Nigeria's Foreign Minister: Conflicts More than Religious Problem

The recent string of violence in central Nigeria is more than a religious conflict, asserted the country's minister of foreign affairs.

While the international community has "largely misunderstood" the violence as stemming from Christian-Muslim animosity, said Henry Odein, it is "much more complicated."

Odein told a visiting World Council of Churches delegation last week that the conflict in the central Plateau State, which resulted in hundreds of deaths in March, is more about an indigenous population and an immigrant community in that area than simply a religious conflict.

"The issues are of social and economic nature," Odein said.

Members of the WCC Living Letters team, which visited Nigeria from May 15 to 20, visited the villages near Jos, in the Plateau State where houses and markets were burned and more than 500 people were killed, mostly Christians.

The governor of Plateau State, Jonah David Jang, said the capital city Jos has seen one of the worst ethnic conflicts in recent years. Jang, who is a committed Christian and a minister of the Church of Christ in Nigeria, has been the governor of Plateau State for the past four years.

During the visit, the Living Letters team visited a mass grave in Dogonahawa village where about 323 locals murdered last March are buried.

They also met a 60-year-old woman, Kumbo Chuwang, who was maimed in the violence, and a teenage boy, Tebita Danjuma, whose body was burned by the fire engulfing the building he was in.

Archbishop Ignatius Kaigama, chairman of the Plateau State division of the Chritain Association of Nigeria, stated that the conflict is not about Muslims versus Christians.

"It is not the religions that are fighting but some people who adhere to the religions that are involved," Kaigama said. "There is no war between the two faiths."

The WCC advocated for the Nigerian government to invest more to develop Plateau State and to ensure those responsible for the violence are brought to trial.

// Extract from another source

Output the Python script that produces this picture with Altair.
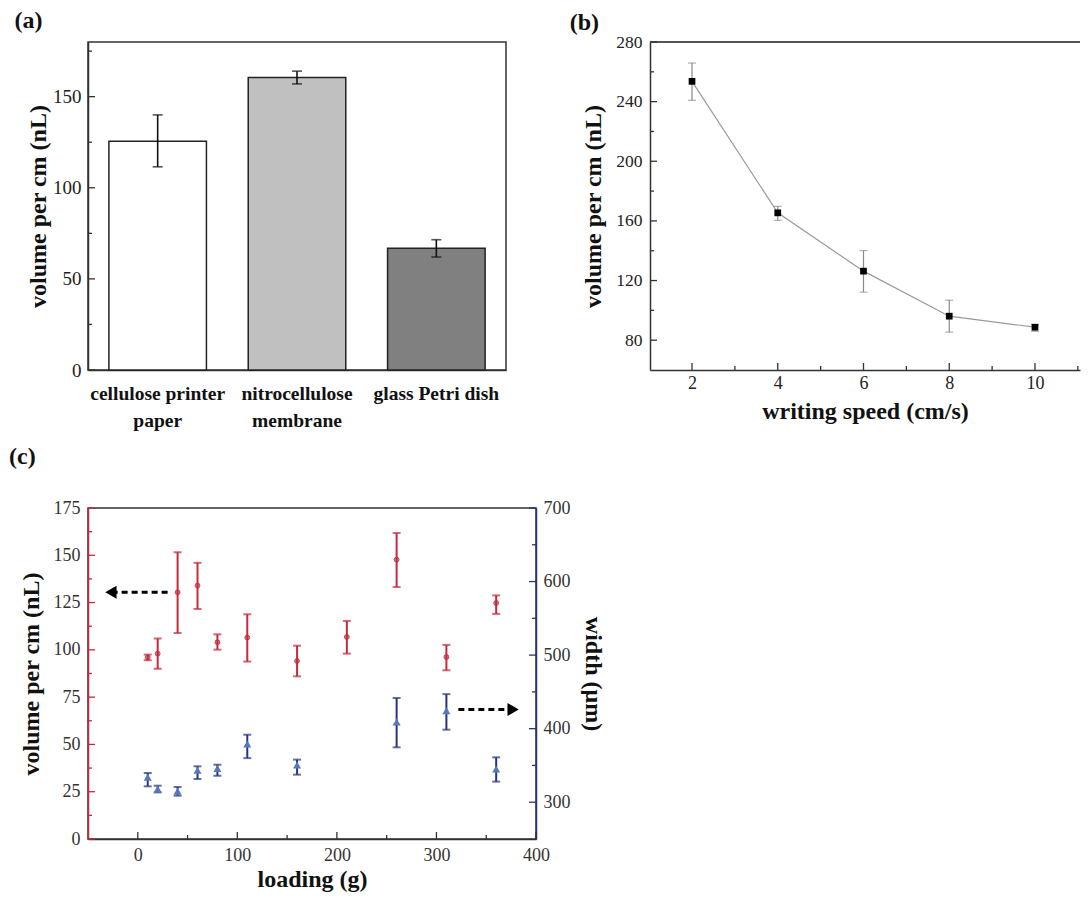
import altair as alt
import pandas as pd

FONT = "Liberation Serif"

# ---------------- Panel (a) ----------------
a_cats = ["cellulose printer paper", "nitrocellulose membrane", "glass Petri dish"]
a_lines = [["cellulose printer", "paper"], ["nitrocellulose", "membrane"], ["glass Petri dish"]]
a_mean = [125.5, 160.5, 66.8]
a_lo = [111.5, 157.0, 62.0]
a_hi = [140.0, 164.0, 71.5]
a_fill = ["#ffffff", "#c0c0c0", "#808080"]
a_ymajor = [0, 50, 100, 150]
a_yminor = [25, 75, 125, 175]

# ---------------- Panel (b) ----------------
b_speed = [2, 4, 6, 8, 10]
b_mean = [253.6, 165.4, 126.3, 96.1, 88.7]
b_lo = [240.9, 160.4, 112.2, 85.4, 86.0]
b_hi = [265.9, 169.8, 140.1, 106.8, 90.5]
b_xmajor = [2, 4, 6, 8, 10]
b_xminor = [3, 5, 7, 9, 11]
b_ymajor = [80, 120, 160, 200, 240, 280]
b_yminor = [100, 140, 180, 220, 260]

# ---------------- Panel (c) ----------------
c_load_v = [10, 20, 40, 60, 80, 110, 160, 210, 260, 310, 360]
c_vol = [96.0, 98.0, 130.4, 134.0, 104.0, 106.5, 94.1, 106.8, 147.7, 96.2, 124.8]
c_vol_lo = [94.5, 90.0, 108.9, 121.6, 100.1, 93.8, 86.0, 98.0, 133.2, 89.2, 119.0]
c_vol_hi = [97.5, 106.0, 151.6, 146.0, 108.2, 118.8, 102.2, 115.3, 161.8, 102.6, 128.8]
c_load_w = [10, 20, 40, 60, 80, 110, 160, 260, 310, 360]
c_width = [333.8, 318.0, 314.8, 343.4, 346.0, 379.0, 350.6, 409.0, 424.5, 345.0]
c_w_lo = [321.6, 313.4, 308.9, 331.6, 336.0, 360.0, 337.5, 374.6, 398.6, 328.0]
c_w_hi = [339.7, 322.5, 320.7, 348.8, 351.0, 391.8, 357.9, 441.7, 447.0, 361.0]
c_xmajor = [0, 100, 200, 300, 400]
c_xminor = [50, 150, 250, 350]
c_lmajor = [0, 25, 50, 75, 100, 125, 150, 175]
c_lminor = [12.5, 37.5, 62.5, 87.5, 112.5, 137.5, 162.5]
c_rmajor = [300, 400, 500, 600, 700]
c_rminor = [350, 450, 550, 650]
# dashed arrows (loading start, loading end, volume level, head position, head shape)
arr_x1 = [30, 322]
arr_x2 = [-22, 372]
arr_y = [130.5, 68.5]
arr_head = [-27, 377]
arr_shape = ["triangle-left", "triangle-right"]

RED = "#c42a3c"
RED_PT = "#d9808a"
BLUE = "#26347e"
BLUE_PT = "#5577bb"
AX = "#333333"

A_W, A_H = 418, 328
B_W, B_H = 430, 328
C_W, C_H = 448, 331
MAJ, MIN = 7, 4


def lab_axis(**kw):
    base = dict(grid=False, ticks=False, tickSize=0, labelFont=FONT, labelColor="#222",
                titleFont=FONT, titleFontWeight="bold", titleColor="#111",
                domainColor=AX, domainWidth=1.5)
    base.update(kw)
    return alt.Axis(**base)


def yticks(vals, size, color, scale, axis, right_w=None):
    df = pd.DataFrame({"t": vals})
    if right_w is None:
        xe = dict(x=alt.value(0), x2=alt.value(size))
    else:
        xe = dict(x=alt.value(right_w), x2=alt.value(right_w - size))
    return alt.Chart(df).mark_rule(color=color, strokeWidth=1.3).encode(
        y=alt.Y("t:Q", scale=scale, axis=axis), **xe)


def xticks(vals, size, color, scale, axis, h):
    df = pd.DataFrame({"u": vals})
    return alt.Chart(df).mark_rule(color=color, strokeWidth=1.3).encode(
        x=alt.X("u:Q", scale=scale, axis=axis),
        y=alt.value(h), y2=alt.value(h - size))


def panel_title(t, dx=0, offset=10):
    return alt.TitleParams(t, anchor="start", frame="bounds", font=FONT, fontSize=24,
                           fontWeight="bold", color="#111", offset=offset, dx=dx)


# ---------- (a) ----------
a_df = pd.DataFrame({"cat": a_cats, "mean": a_mean, "lo": a_lo, "hi": a_hi, "fill": a_fill})
expr = "datum.label"
for cat, lines in zip(reversed(a_cats), reversed(a_lines)):
    arr = "[" + ",".join("'" + s + "'" for s in lines) + "]"
    expr = f"datum.label == '{cat}' ? {arr} : ({expr})"

a_yscale = alt.Scale(domain=[0, 180], nice=False, zero=True)
a_xaxis = lab_axis(title=None, labelAngle=0, labelExpr=expr, labelBaseline="middle",
                   labelPadding=23, labelFontSize=19.5, labelFontWeight="bold",
                   labelColor="#111", labelLineHeight=27, labelLimit=0)
a_yaxis = lab_axis(title="volume per cm (nL)", values=a_ymajor, labelFontSize=19,
                   labelPadding=7, titleFontSize=24, titlePadding=2)
xa = alt.X("cat:N", sort=a_cats, scale=alt.Scale(paddingInner=0.3, paddingOuter=0.15), axis=a_xaxis)
ya = alt.Y("mean:Q", scale=a_yscale, axis=a_yaxis)
a_bars = alt.Chart(a_df).mark_bar(stroke="#222", strokeWidth=1.5).encode(
    x=xa, y=ya, fill=alt.Fill("fill:N", scale=None))
a_rule = alt.Chart(a_df).mark_rule(color="#111", strokeWidth=1.6).encode(
    x=xa, y=alt.Y("lo:Q", scale=a_yscale, axis=a_yaxis), y2="hi:Q")
a_cap_lo = alt.Chart(a_df).mark_tick(color="#111", size=10, thickness=1.6, orient="horizontal").encode(
    x=xa, y=alt.Y("lo:Q", scale=a_yscale, axis=a_yaxis))
a_cap_hi = alt.Chart(a_df).mark_tick(color="#111", size=10, thickness=1.6, orient="horizontal").encode(
    x=xa, y=alt.Y("hi:Q", scale=a_yscale, axis=a_yaxis))
chart_a = alt.layer(
    a_bars, a_rule, a_cap_lo, a_cap_hi,
    yticks(a_ymajor, MAJ, AX, a_yscale, a_yaxis),
    yticks(a_yminor, MIN, AX, a_yscale, a_yaxis),
).properties(width=A_W, height=A_H, title=panel_title("(a)", dx=-12, offset=9))

# ---------- (b) ----------
b_df = pd.DataFrame({"speed": b_speed, "mean": b_mean, "lo": b_lo, "hi": b_hi})
b_xscale = alt.Scale(domain=[1.02, 11.05], nice=False, zero=False)
b_yscale = alt.Scale(domain=[60, 280], nice=False, zero=False)
b_xaxis = lab_axis(title="writing speed (cm/s)", values=b_xmajor, labelFontSize=18,
                   labelPadding=4, titleFontSize=24, titlePadding=7, labelFlush=False)
b_yaxis = lab_axis(title="volume per cm (nL)", values=b_ymajor, labelFontSize=17.5,
                   labelPadding=8, titleFontSize=24, titlePadding=10)
xb = alt.X("speed:Q", scale=b_xscale, axis=b_xaxis)
yb = alt.Y("mean:Q", scale=b_yscale, axis=b_yaxis)
b_line = alt.Chart(b_df).mark_line(color="#9a9a9a", strokeWidth=1.2).encode(x=xb, y=yb)
b_rule = alt.Chart(b_df).mark_rule(color="#8a8a8a", strokeWidth=1.2).encode(
    x=xb, y=alt.Y("lo:Q", scale=b_yscale, axis=b_yaxis), y2="hi:Q")
b_cap_lo = alt.Chart(b_df).mark_tick(color="#8a8a8a", size=8, thickness=1.2, orient="horizontal").encode(
    x=xb, y=alt.Y("lo:Q", scale=b_yscale, axis=b_yaxis))
b_cap_hi = alt.Chart(b_df).mark_tick(color="#8a8a8a", size=8, thickness=1.2, orient="horizontal").encode(
    x=xb, y=alt.Y("hi:Q", scale=b_yscale, axis=b_yaxis))
b_pts = alt.Chart(b_df).mark_point(shape="square", filled=True, color="#000", size=45, opacity=1).encode(
    x=xb, y=yb)
b_top = alt.Chart(b_df).mark_rule(color="#555", strokeWidth=1.3).encode(
    x=alt.value(0), x2=alt.value(B_W), y=alt.value(0))
chart_b = alt.layer(
    b_line, b_rule, b_cap_lo, b_cap_hi, b_pts, b_top,
    yticks(b_ymajor, MAJ, AX, b_yscale, b_yaxis),
    yticks(b_yminor, MIN, AX, b_yscale, b_yaxis),
    xticks(b_xmajor, MAJ, AX, b_xscale, b_xaxis, B_H),
    xticks(b_xminor, MIN, AX, b_xscale, b_xaxis, B_H),
).properties(width=B_W, height=B_H, title=panel_title("(b)", dx=-12, offset=-2),
             view=alt.ViewBackground(strokeOpacity=0))

# ---------- (c) ----------
cv = pd.DataFrame({"load": c_load_v, "vol": c_vol, "lo": c_vol_lo, "hi": c_vol_hi})
cw = pd.DataFrame({"load": c_load_w, "w": c_width, "lo": c_w_lo, "hi": c_w_hi})
arr = pd.DataFrame({"x1": arr_x1, "x2": arr_x2, "y": arr_y, "hx": arr_head, "shape": arr_shape})
c_xscale = alt.Scale(domain=[-50, 400], nice=False, zero=False)
c_lscale = alt.Scale(domain=[0, 175], nice=False, zero=False)
c_rscale = alt.Scale(domain=[250, 700], nice=False, zero=False)
c_xaxis = lab_axis(title="loading (g)", values=c_xmajor, labelFontSize=18, labelColor="#333",
                   labelPadding=7, titleFontSize=24, titlePadding=3, labelFlush=False)
c_laxis = lab_axis(title="volume per cm (nL)", values=c_lmajor, labelFontSize=18, labelColor="#333",
                   labelPadding=8, titleFontSize=24, titlePadding=10, domainColor=RED)
c_raxis = lab_axis(title="width (μm)", values=c_rmajor, orient="right", labelFontSize=18,
                   labelColor="#333", labelPadding=7, titleFontSize=24, titlePadding=10,
                   domainColor=BLUE)
xs = alt.X("load:Q", scale=c_xscale, axis=c_xaxis)
yl = alt.Y("vol:Q", scale=c_lscale, axis=c_laxis)
yr = alt.Y("w:Q", scale=c_rscale, axis=c_raxis)

red_rule = alt.Chart(cv).mark_rule(color=RED, strokeWidth=2).encode(
    x=xs, y=alt.Y("lo:Q", scale=c_lscale, axis=c_laxis), y2="hi:Q")
red_lo = alt.Chart(cv).mark_tick(color=RED, size=8, thickness=2, orient="horizontal").encode(
    x=xs, y=alt.Y("lo:Q", scale=c_lscale, axis=c_laxis))
red_hi = alt.Chart(cv).mark_tick(color=RED, size=8, thickness=2, orient="horizontal").encode(
    x=xs, y=alt.Y("hi:Q", scale=c_lscale, axis=c_laxis))
red_pts = alt.Chart(cv).mark_point(shape="circle", filled=True, color=RED_PT, size=24, opacity=1,
                                   stroke=RED, strokeWidth=0.8).encode(x=xs, y=yl)
arr_line = alt.Chart(arr).mark_rule(color="#000", strokeWidth=3, strokeDash=[6, 4]).encode(
    x=alt.X("x1:Q", scale=c_xscale, axis=c_xaxis), x2="x2:Q",
    y=alt.Y("y:Q", scale=c_lscale, axis=c_laxis))
arr_tip = alt.Chart(arr).mark_point(filled=True, color="#000", size=170, opacity=1).encode(
    x=alt.X("hx:Q", scale=c_xscale, axis=c_xaxis), y=alt.Y("y:Q", scale=c_lscale, axis=c_laxis),
    shape=alt.Shape("shape:N", scale=None))
left = alt.layer(
    red_pts, red_rule, red_lo, red_hi, arr_line, arr_tip,
    yticks(c_lmajor, MAJ, RED, c_lscale, c_laxis),
    yticks(c_lminor, MIN, RED, c_lscale, c_laxis),
    xticks(c_xmajor, MAJ, AX, c_xscale, c_xaxis, C_H),
    xticks(c_xminor, MIN, AX, c_xscale, c_xaxis, C_H),
)

blue_rule = alt.Chart(cw).mark_rule(color=BLUE, strokeWidth=2).encode(
    x=xs, y=alt.Y("lo:Q", scale=c_rscale, axis=c_raxis), y2="hi:Q")
blue_lo = alt.Chart(cw).mark_tick(color=BLUE, size=8, thickness=2, orient="horizontal").encode(
    x=xs, y=alt.Y("lo:Q", scale=c_rscale, axis=c_raxis))
blue_hi = alt.Chart(cw).mark_tick(color=BLUE, size=8, thickness=2, orient="horizontal").encode(
    x=xs, y=alt.Y("hi:Q", scale=c_rscale, axis=c_raxis))
blue_pts = alt.Chart(cw).mark_point(shape="triangle-up", filled=True, color=BLUE_PT, size=65,
                                    opacity=1).encode(x=xs, y=yr)
right = alt.layer(
    blue_rule, blue_lo, blue_hi, blue_pts,
    yticks(c_rmajor, MAJ, BLUE, c_rscale, c_raxis, right_w=C_W),
    yticks(c_rminor, MIN, BLUE, c_rscale, c_raxis, right_w=C_W),
)

chart_c = alt.layer(left, right).resolve_scale(y="independent").properties(
    width=C_W, height=C_H, title=panel_title("(c)", dx=-10, offset=30))

row1 = alt.hconcat(chart_a, chart_b, spacing=62)
chart = alt.vconcat(row1, chart_c, spacing=13).properties(
    padding=0
).configure_view(stroke=AX, strokeWidth=1.5)

chart.save("out.html", embed_options={"renderer": "svg", "actions": False})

"We have met the survivors, talked to them, listened to them and prayed along with them and assured them that the global community of churches is with them in their moment of crisis," said WCC program executive for Africa Dr. Nigussu Legesse to Odein on May 21.

Legesse urged the Nigerian minister of foreign affairs to help develop Jos through the federal government. He also said many people told the WCC delegation they are worried that assailants will be released with impunity.

Nigeria, the most populous nation in Africa, is about evenly split between Muslims who mainly reside in the North and Christians who live in the Southern portion of the country. The central region, especially Plateau State, has often been a place of violent outbreak between Muslim and Christians.